** START OF RECORDED DATA **
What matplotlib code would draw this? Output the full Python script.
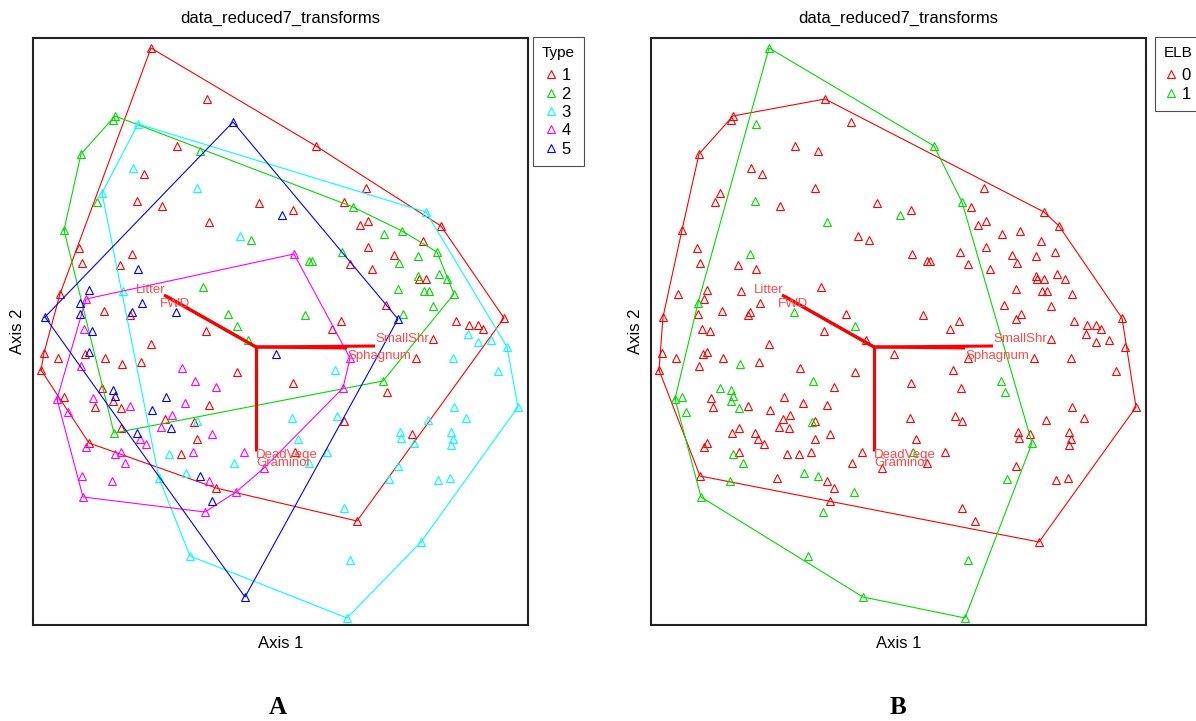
# ----------------------------------------------------------------------
#   Imports
# ----------------------------------------------------------------------

import numpy as np
import matplotlib
matplotlib.use('Agg')
import matplotlib.pyplot as plt
from matplotlib.lines import Line2D

plt.rcParams['font.family'] = ['Liberation Sans', 'DejaVu Sans']

# ----------------------------------------------------------------------
#   Data (ordination scores; axis 2 grows downward)
# ----------------------------------------------------------------------

axis1 = [118, 174, 82, 80, 105, 200, 144, 167, 48, 100, 111, 164, 69, 64, 104,
         129, 226, 249, 176, 31, 207, 218, 46, 99, 49, 87, 105, 170, 56, 90,
         27, 53, 47, 109, 71, 99, 97, 143, 47, 195, 12, 204, 51, 59, 173,
         283, 333, 260, 311, 320, 393, 408, 327, 335, 351, 369, 390, 335, 309, 261,
         276, 279, 361, 385, 404, 317, 339, 366, 385, 386, 393, 406, 414, 365, 391,
         396, 421, 353, 400, 272, 370, 365, 308, 299, 423, 436, 445, 450, 471, 435,
         215, 118, 11, 25, 52, 56, 72, 89, 108, 48, 243, 8, 149, 204, 162,
         183, 69, 80, 82, 31, 24, 60, 80, 62, 88, 97, 133, 152, 176, 119,
         35, 139, 132, 161, 164, 128, 138, 88, 81, 104, 107, 113, 164, 179, 56,
         53, 82, 88, 92, 136, 148, 160, 211, 201, 231, 49, 79, 126, 153, 167,
         176, 183, 203, 50, 179, 172, 157, 212,
         400, 445, 458, 474, 317, 383, 420, 465, 302, 260, 350, 310, 354, 485, 421,
         433, 395, 259, 304, 311, 367, 368, 379, 381, 418, 420, 418, 265, 294, 276,
         262, 365, 356, 405, 417, 311, 324, 388, 317, 314]

axis2 = [10, 61, 78, 82, 86, 84, 108, 113, 116, 130, 136, 150, 155, 164, 163,
         168, 165, 177, 184, 192, 198, 202, 210, 216, 225, 227, 231, 249, 252, 253,
         256, 261, 265, 265, 273, 274, 277, 274, 276, 276, 279, 288, 291, 293, 293,
         108, 150, 172, 164, 169, 174, 188, 187, 183, 196, 193, 203, 209, 214, 216,
         223, 223, 217, 218, 214, 226, 231, 225, 238, 241, 241, 236, 241, 251, 253,
         253, 256, 267, 268, 277, 276, 281, 283, 291, 283, 287, 287, 291, 280, 296,
         302, 306, 315, 320, 316, 314, 320, 326, 324, 328, 316, 332, 330, 334, 343,
         349, 350, 352, 358, 359, 361, 360, 363, 369, 370, 368, 359, 365, 367, 372,
         374, 377, 381, 384, 383, 389, 390, 390, 395, 395, 401, 406, 401, 396, 405,
         409, 416, 414, 425, 416, 416, 414, 414, 425, 430, 438, 443, 440, 435, 438,
         443, 450, 454, 459, 463, 474, 518, 559,
         301, 304, 302, 309, 320, 320, 320, 333, 332, 345, 343, 350, 354, 369, 369,
         380, 382, 380, 378, 383, 394, 400, 396, 405, 394, 401, 407, 401, 414, 425,
         414, 428, 441, 442, 440, 470, 483, 504, 522, 580]

veg_type = [1, 1, 2, 2, 3, 5, 1, 2, 2, 3, 1, 3, 3, 2, 1,
            1, 1, 5, 1, 2, 3, 2, 1, 1, 1, 1, 5, 2, 5, 3,
            1, 4, 5, 5, 1, 5, 1, 5, 5, 2, 5, 2, 4, 5, 1,
            1, 1, 1, 1, 2, 3, 1, 1, 1, 2, 2, 1, 1, 2, 4,
            2, 2, 1, 2, 2, 1, 1, 2, 2, 1, 1, 2, 2, 2, 2,
            2, 2, 1, 2, 2, 2, 5, 1, 1, 1, 1, 1, 1, 1, 3,
            2, 1, 1, 1, 1, 5, 1, 1, 1, 4, 5, 1, 4, 1, 4,
            4, 1, 5, 5, 1, 4, 4, 1, 1, 1, 4, 5, 4, 1, 5,
            4, 4, 1, 1, 3, 4, 5, 1, 2, 5, 4, 4, 1, 4, 1,
            4, 4, 4, 4, 3, 1, 4, 4, 3, 4, 4, 4, 3, 3, 5,
            4, 1, 4, 4, 5, 4, 3, 5,
            1, 3, 3, 3, 4, 1, 3, 3, 3, 1, 2, 4, 1, 3, 3,
            3, 3, 3, 3, 1, 3, 3, 1, 3, 3, 3, 3, 3, 3, 3,
            1, 3, 3, 3, 3, 3, 1, 3, 3, 3]

elb = [1, 0, 0, 0, 1, 0, 0, 0, 0, 0, 0, 0, 0, 0, 1,
       0, 0, 1, 1, 0, 0, 0, 0, 1, 0, 0, 0, 0, 0, 0,
       0, 0, 1, 0, 0, 0, 0, 1, 0, 0, 0, 1, 0, 0, 0,
       1, 0, 0, 1, 0, 0, 0, 0, 0, 0, 0, 0, 0, 0, 0,
       0, 0, 0, 0, 0, 0, 0, 0, 0, 0, 0, 0, 0, 0, 0,
       0, 0, 0, 0, 0, 0, 0, 0, 0, 0, 0, 0, 0, 0, 0,
       0, 0, 0, 0, 0, 0, 0, 1, 0, 0, 0, 0, 0, 0, 1,
       0, 1, 1, 1, 1, 1, 0, 1, 0, 1, 0, 0, 0, 0, 0,
       1, 0, 0, 1, 0, 0, 0, 0, 0, 0, 0, 0, 0, 0, 0,
       0, 1, 0, 1, 0, 0, 0, 0, 0, 0, 0, 1, 0, 1, 1,
       0, 0, 1, 1, 0, 1, 1, 1,
       0, 0, 0, 0, 0, 0, 0, 0, 0, 0, 1, 0, 1, 0, 0,
       0, 0, 0, 0, 0, 0, 0, 0, 1, 0, 0, 0, 0, 0, 0,
       1, 0, 1, 0, 0, 0, 0, 0, 1, 1]

# joint plot vectors: origin and tips
vec_origin = (223, 309)
vec_names = ['Litter', 'FWD', 'SmallShr', 'Sphagnum', 'DeadVege', 'Graminoi']
vec_x = [131, 133, 342, 314, 223, 223]
vec_y = [257, 258, 308, 310, 410, 413]

type_labels = ['1', '2', '3', '4', '5']
elb_labels = ['0', '1']

# ----------------------------------------------------------------------
#   Helpers
# ----------------------------------------------------------------------

def convex_hull(pts):
    pts = sorted(set(pts))
    if len(pts) < 3:
        return pts
    def cross(o, a, b):
        return (a[0]-o[0])*(b[1]-o[1]) - (a[1]-o[1])*(b[0]-o[0])
    lower, upper = [], []
    for p in pts:
        while len(lower) >= 2 and cross(lower[-2], lower[-1], p) <= 0:
            lower.pop()
        lower.append(p)
    for p in reversed(pts):
        while len(upper) >= 2 and cross(upper[-2], upper[-1], p) <= 0:
            upper.pop()
        upper.append(p)
    return lower[:-1] + upper[:-1]


def plot_panel(ax, groups, labels, colors, title, legend_title, lg_x):

    x = np.array(axis1)
    y = np.array(axis2)

    for g, lab, col in zip(range(len(labels)), labels, colors):
        sel = groups == g
        hull = convex_hull(list(zip(x[sel], y[sel])))
        hull = hull + hull[:1]
        ax.plot([p[0] for p in hull], [p[1] for p in hull], '-', color=col, lw=0.8)
        ax.plot(x[sel], y[sel], '^', mfc='none', mec=col, ms=6, mew=0.8, ls='none')

    # joint plot
    for name, vx, vy in zip(vec_names, vec_x, vec_y):
        ax.plot([vec_origin[0], vx], [vec_origin[1], vy], '-', color='red', lw=2.2,
                solid_capstyle='butt')
    offs = {'Litter': (-28, 5), 'FWD': (-6, -8), 'SmallShr': (0, 7),
            'Sphagnum': (0, -8), 'DeadVege': (0, -7), 'Graminoi': (0, -12)}
    for name, vx, vy in zip(vec_names, vec_x, vec_y):
        ax.annotate(name, (vx, vy), xytext=offs[name], textcoords='offset pixels',
                    color='#ff4a4a', fontsize=9.5, ha='left', va='center')

    ax.set_xlim(0, 495)
    ax.set_ylim(587, 0)
    ax.set_xticks([])
    ax.set_yticks([])
    for sp in ax.spines.values():
        sp.set_linewidth(1.5)
        sp.set_color('#222222')

    ax.set_title(title, fontsize=12, pad=11)
    ax.set_xlabel('Axis 1', fontsize=12, labelpad=8)
    ax.set_ylabel('Axis 2', fontsize=12, labelpad=6)

    handles = [Line2D([0], [0], marker='^', mfc='none', mec=c, mew=0.8, ms=6, ls='none')
               for c in colors]
    lg = ax.legend(handles, labels, title=legend_title, loc='upper left',
                   bbox_to_anchor=(lg_x, 1.002), borderaxespad=0, fancybox=False,
                   edgecolor='#222222', fontsize=12, title_fontsize=11,
                   handlelength=0.6, handletextpad=0.3, labelspacing=0.2,
                   borderpad=0.55)
    lg.get_frame().set_linewidth(0.8)
    # a bit more room between legend title and entries
    lg._legend_box.sep = 6

# ----------------------------------------------------------------------
#   Main
# ----------------------------------------------------------------------

def main():

    fig = plt.figure(figsize=(11.96, 7.21), dpi=100)

    W, H = 1196., 721.
    axA = fig.add_axes([33/W, 1 - 625/H, 495/W, 587/H])
    axB = fig.add_axes([651/W, 1 - 625/H, 495/W, 587/H])

    plot_panel(axA, np.array(veg_type) - 1, type_labels,
               ['red', '#00dd00', 'cyan', 'magenta', 'blue'],
               'data_reduced7_transforms', 'Type', 1.01)
    plot_panel(axB, np.array(elb), elb_labels, ['red', '#00dd00'],
               'data_reduced7_transforms', 'ELB', 1.018)

    fig.text(278/W, 1 - 707/H, 'A', fontsize=18, fontweight='bold',
             family='Liberation Serif', ha='center', va='center')
    fig.text(898/W, 1 - 707/H, 'B', fontsize=18, fontweight='bold',
             family='Liberation Serif', ha='center', va='center')

    fig.savefig('out.png', dpi=100)
    plt.close()


if __name__ == '__main__':
    main()
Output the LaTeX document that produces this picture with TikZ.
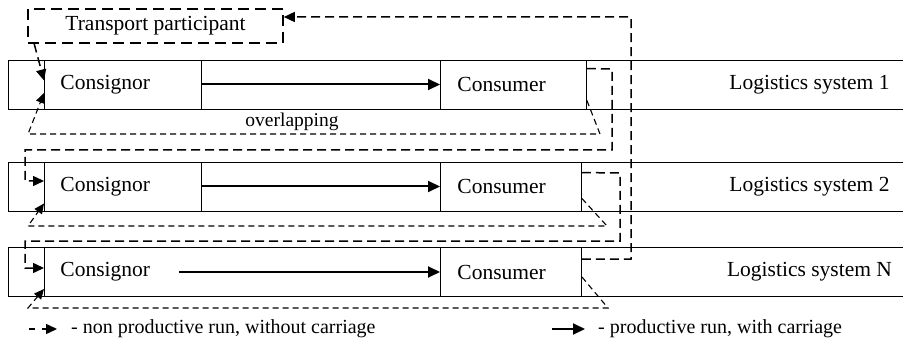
\documentclass[tikz,border=0pt]{standalone}
\usepackage{fontspec}
\setmainfont{Liberation Serif}
\usetikzlibrary{arrows.meta}
\begin{document}
\begin{tikzpicture}[x=1pt, y=-1pt,
    every node/.style={font=\fontsize{21.5}{25}\selectfont},
    sysline/.style={line width=0.9pt},
    box/.style={draw, line width=0.9pt, minimum height=49pt, inner xsep=16pt, text width=#1, align=left, anchor=west},
    run/.style={line width=2pt, -{Triangle[length=12pt, width=11pt]}},
    idle/.style={line width=1.1pt, dash pattern=on 6pt off 4pt, -{Triangle[length=10pt, width=9pt]}},
    hop/.style={line width=1.5pt, dash pattern=on 9pt off 5pt, -{Triangle[length=11pt, width=10pt]}},
    small/.style={font=\fontsize{20}{24}\selectfont}]
    \useasboundingbox (0,0) rectangle (903,342);
    \foreach \t/\b in {60/109, 162/211, 247.5/296.5}
        \draw[sysline] (903,\t) -| (8,\b) -- (903,\b);
    \node[draw, line width=1.6pt, dash pattern=on 11pt off 6pt, minimum width=255pt, minimum height=34pt] (tp) at (155.5,26) {Transport participant};
    \node[box=125pt] (cgn1) at (44,84.5) {Consignor};
    \node[box=112pt, inner xsep=17pt] (csm1) at (440,84.5) {Consumer};
    \node (sys1) at (809.5,84.5) {Logistics system 1};
    \node[box=125pt] (cgn2) at (44,186.5) {Consignor};
    \node[box=107pt, inner xsep=17pt] (csm2) at (440,186.5) {Consumer};
    \node (sys2) at (809.5,186.5) {Logistics system 2};
    \node[box=125pt, draw=none] (cgn3) at (44,272) {Consignor};
    \node[box=107pt, inner xsep=17pt] (csm3) at (440,272) {Consumer};
    \node (sys3) at (809.5,272) {Logistics system N};
    \draw[sysline] (cgn3.north west) -- (cgn3.south west);
    \node[font=\fontsize{19.5}{23}\selectfont] (ovl) at (292,122) {overlapping};
    \draw[run] (cgn1.east) -- (csm1.west);
    \draw[run] (cgn2.east) -- (csm2.west);
    \draw[run] ([xshift=-23pt]cgn3.east) -- (csm3.west);
    \draw[hop] ([xshift=7pt]tp.south west) -- ([yshift=4pt]cgn1.west);
    \draw[idle] ([yshift=9pt]csm1.south east) -- (600,134) -- (28,134) -- ([yshift=-8.5pt]cgn1.west);
    \draw[hop] ([yshift=-9pt]csm1.north east) -- (612,69) -- (612,150) -- (25,150) -- (25,181) -- ([yshift=5.5pt]cgn2.west);
    \draw[idle] ([yshift=13pt]csm2.south east) -- (607,226) -- (28,226) -- ([yshift=-17pt]cgn2.west);
    \draw[hop] ([yshift=-11pt]csm2.north east) -- (620,173) -- (620,241) -- (25,241) -- (25,268) -- ([yshift=4pt]cgn3.west);
    \draw[idle] ([yshift=20pt]csm3.south east) -- (608,308) -- (28,308) -- ([yshift=-17pt]cgn3.west);
    \draw[hop] ([yshift=-12pt]csm3.north east) -- (631,259) -- (631,17) -- ([yshift=9pt]tp.east);
    \node[small, anchor=west, inner sep=0pt] (key1) at (71,329) {- non productive run, without carriage};
    \coordinate (key1a) at (29,329);
    \draw[hop, dash pattern=on 6pt off 7pt] (key1a) -- ([xshift=-14pt]key1.west);
    \node[small, anchor=west, inner sep=0pt] (key2) at (598,329) {- productive run, with carriage};
    \draw[run] ([xshift=-46pt]key2.west) -- ([xshift=-13pt]key2.west);
\end{tikzpicture}
\end{document}
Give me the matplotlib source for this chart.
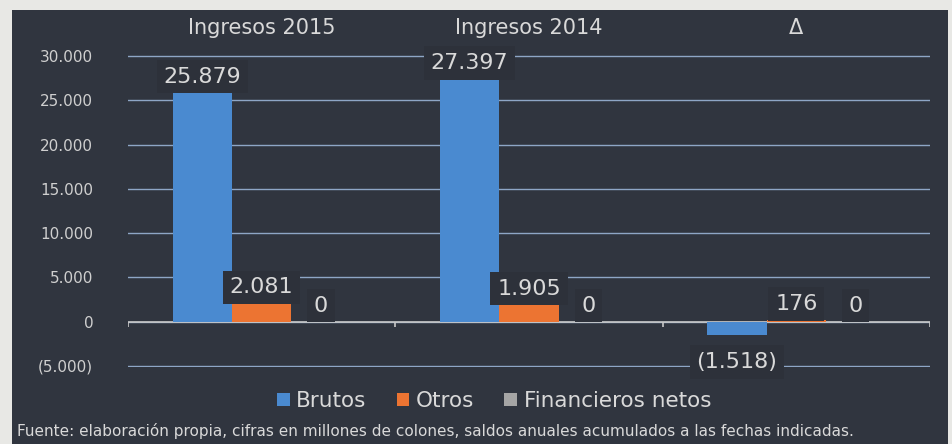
** END OF RECORDED DATA **
YOUR OBJECTIVE> Repeat exactly the lines from the start of the entries down to the line with "262, 365, 356, 405, 417, 311, 324, 388, 317, 314]", keeping both ends but none of the pictures.

THE REPLY>
What matplotlib code would draw this? Output the full Python script.
# ----------------------------------------------------------------------
#   Imports
# ----------------------------------------------------------------------

import numpy as np
import matplotlib
matplotlib.use('Agg')
import matplotlib.pyplot as plt
from matplotlib.lines import Line2D

plt.rcParams['font.family'] = ['Liberation Sans', 'DejaVu Sans']

# ----------------------------------------------------------------------
#   Data (ordination scores; axis 2 grows downward)
# ----------------------------------------------------------------------

axis1 = [118, 174, 82, 80, 105, 200, 144, 167, 48, 100, 111, 164, 69, 64, 104,
         129, 226, 249, 176, 31, 207, 218, 46, 99, 49, 87, 105, 170, 56, 90,
         27, 53, 47, 109, 71, 99, 97, 143, 47, 195, 12, 204, 51, 59, 173,
         283, 333, 260, 311, 320, 393, 408, 327, 335, 351, 369, 390, 335, 309, 261,
         276, 279, 361, 385, 404, 317, 339, 366, 385, 386, 393, 406, 414, 365, 391,
         396, 421, 353, 400, 272, 370, 365, 308, 299, 423, 436, 445, 450, 471, 435,
         215, 118, 11, 25, 52, 56, 72, 89, 108, 48, 243, 8, 149, 204, 162,
         183, 69, 80, 82, 31, 24, 60, 80, 62, 88, 97, 133, 152, 176, 119,
         35, 139, 132, 161, 164, 128, 138, 88, 81, 104, 107, 113, 164, 179, 56,
         53, 82, 88, 92, 136, 148, 160, 211, 201, 231, 49, 79, 126, 153, 167,
         176, 183, 203, 50, 179, 172, 157, 212,
         400, 445, 458, 474, 317, 383, 420, 465, 302, 260, 350, 310, 354, 485, 421,
         433, 395, 259, 304, 311, 367, 368, 379, 381, 418, 420, 418, 265, 294, 276,
         262, 365, 356, 405, 417, 311, 324, 388, 317, 314]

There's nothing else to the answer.